Ir de potes, de «pintxos» o de «pintxo-potes», es algo muy arraigado y gastronómicamente placentero en San Sebastián. A las 12 del medio día comienzan a llenarse los mostradores con bandejas repletas de deliciosos «pintxos» (porque van pinchados con un palillo) y empieza el público a escoger, casi comiendo más por los ojos que por la boca. Sólo hay que guardar los palillos, así que al final se los muestras al camarero, él cuenta y tú te rascas la cartera. En la Plaza de la Constitución está lo más fetén en la degustación del poteo. Recuerdo que allí había una librería y en ella un loro que parlaba francés (en algunos comercios admitían pesetas y francos). Al librero le pregunté por la numeración en los balcones de la plaza y me explicó que provenía de los tiempos en que se celebraban allí corridas de toros y estos eran palcos para el distinguido público. En calles aledañas había herriko-tabernas, llenas de basura política, fotos de etarras y banderas batasunas; es decir, locales no muy recomendables para entrar con una pulserica de bandera nacional y pedir un vino español.
Los portugueses se habían unido a las tropas inglesas y españolas que luchaban contra los franceses en España, aunque no hacía mucho que Godoy, queriendo figurar invicto de una campaña bélica, como los césares de Roma, le declaró una guerra de juguete a Portugal: la llamada «Guerra de las naranjas», por la que España se quedó con Olivenza (Badajoz) y aún no se la ha devuelto, ni se la va a devolver. Y a la reina María Cristina (¿amante de Godoy?), le mandó un ramito de naranjas de Elvas. Dichas tropas aliadas (españolas, inglesas y portuguesas) sitiaron y asediaron ferozmente San Sebastián para acabar con los gabachos, que estaban durando ya más que el conejo de las pilas: cañonearon sus murallas hasta destrozarlas, resultando un alto número de muertos y heridos, entre asaltantes y las tropas francesas que resistían en el interior.

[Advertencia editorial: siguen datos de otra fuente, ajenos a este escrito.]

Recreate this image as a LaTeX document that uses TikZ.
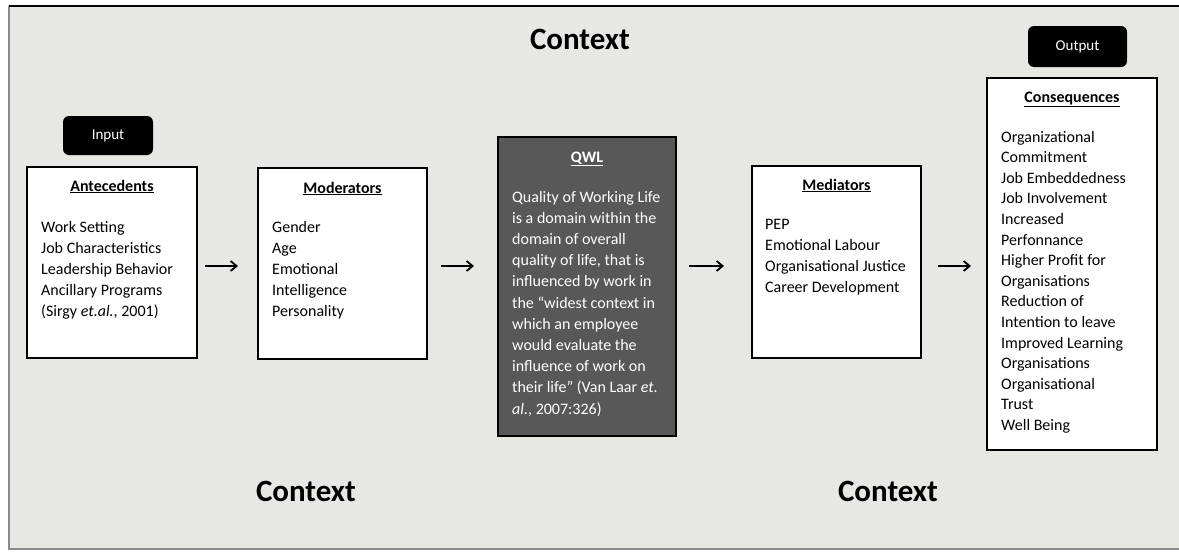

En la preciosa catedral gótica del Buen Pastor, cuya luz de las vidrieras creaba un efecto mágico en su interior, recuerdo que no encontré folletos en español, pues ya se encargaba el obispo Setién de que sólo hubiese en vascuence, por lo que escribí una nota despachándome a gusto. Luego, de la puerta de la catedral, todo recto, llegamos a la iglesia de la Virgen del Coro, patrona de la ciudad (por dicha calle hacían todos los años la famosa procesión en la que el alcalde Elorza y el presidente Ardanza soportaban a duras penas los exabruptos de los abertzales).